TablePlus (https://tableplus.com/) Clean, fast GUI for databases. Paid with a limited free tier. Popular with developers for its speed and modern interface. Excellent PostgreSQL support.
pgAdmin (https://www.pgadmin.org/) The official PostgreSQL administration tool. Free and open-source. More complex than DBeaver but deeper PostgreSQL-specific functionality.
Reference Cards
SQL Cheat Sheet — W3Schools (https://www.w3schools.com/sql/sql_cheatsheet.asp) Quick reference for SQL syntax. Keep a browser tab open while writing queries.
SQLAlchemy ORM Cheat Sheet — Search "SQLAlchemy ORM cheat sheet 2.0" for community-maintained quick references. The syntax changed significantly between SQLAlchemy 1.x and 2.0, so verify the version matches what you installed.
Going Deeper
"Designing Data-Intensive Applications" by Martin Kleppmann (O'Reilly) An advanced book on how databases work under the hood — transactions, replication, partitioning, consistency models. Not required reading for this textbook's scope, but the most important book in the field for developers who work with data at scale. Read it after you have worked with production databases for a year.
"High Performance MySQL" / "PostgreSQL: Up and Running" When you graduate from development to production and start caring about query performance, indexing strategy, and database tuning, these database-specific books become relevant. Not needed yet.
Alembic (https://alembic.sqlalchemy.org/) The standard database migration tool for SQLAlchemy. When your schema needs to change in production (adding columns, renaming tables), Alembic manages those changes safely with version control for your database schema. Worth learning as soon as you have a production application.
Practice Datasets
Northwind Database — A classic sample database representing a small trading company. Available in SQLite format at multiple GitHub repositories (search "northwind sqlite").
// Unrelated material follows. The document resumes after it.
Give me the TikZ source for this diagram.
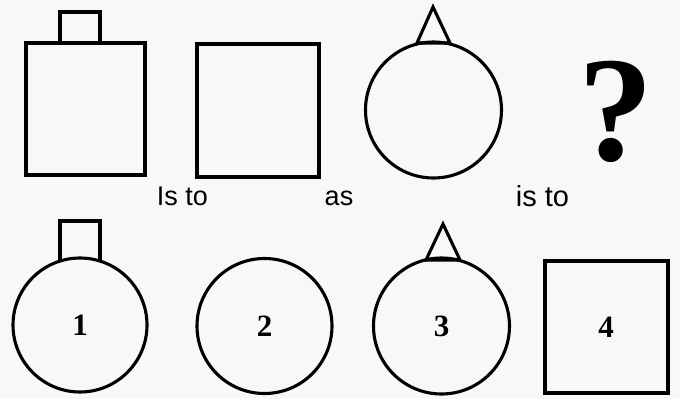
\documentclass[tikz,border=0pt]{standalone}
\usepackage{fontspec}
\newfontfamily\lblfont{Liberation Sans}
\newfontfamily\numfont{Liberation Serif}
\definecolor{paper}{RGB}{248,248,246}
\begin{document}
\begin{tikzpicture}[x=1pt,y=-1pt,
  outline/.style={draw=black,line width=3.1pt,line join=miter},
  word/.style={font=\lblfont\fontsize{27}{27}\selectfont,anchor=base,inner sep=0pt},
  digit/.style={font=\numfont\bfseries\fontsize{31}{31}\selectfont,inner sep=0pt}]
\fill[paper] (0,0) rectangle (680,399);
\useasboundingbox (0,0) rectangle (680,399);
% top row
\draw[outline] (26,43) rectangle (145,175);
\draw[outline] (60,43) -- (60,12) -- (100,12) -- (100,43);
\draw[outline] (197,44) rectangle (319,177);
\draw[outline] (433.5,110) circle (68);
\draw[outline] (417,43) -- (433,7) -- (450,43) -- cycle;
\node[font=\numfont\bfseries\fontsize{150}{150}\selectfont,inner sep=0pt] (q) at (616,112) {?};
% words
\node[word] (w1) at (182.5,205) {Is to};
\node[word] (w2) at (339,205) {as};
\node[word,font=\lblfont\fontsize{29}{29}\selectfont] (w3) at (542.5,206) {is to};
% bottom row
\draw[outline] (80,325) circle (67);
\draw[outline] (60,261) -- (60,221) -- (100,221) -- (100,261);
\draw[outline] (264.5,326) circle (67.5);
\draw[outline] (441.5,326) circle (68);
\draw[outline] (426,260) -- (443,224) -- (460,260) -- cycle;
\draw[outline] (545,261) rectangle (668,393);
\node[digit] (n1) at (80,325) {1};
\node[digit] (n2) at (264.5,326) {2};
\node[digit] (n3) at (441.5,326) {3};
\node[digit] (n4) at (606,327) {4};
\end{tikzpicture}
\end{document}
Contains customers, orders, products, employees, and suppliers — more complex than Acme Corp's schema and good for advanced JOIN practice.
Chinook Database — A sample database representing a digital music store. Available at https://github.com/lerocha/chinook-database. Good for practicing queries against a more normalized, real-world-shaped schema.
data.gov and Kaggle — Both offer CSV datasets on business, economics, and government topics that you can import into SQLite for practice. Start with a topic you find interesting — the engagement makes the SQL practice stick.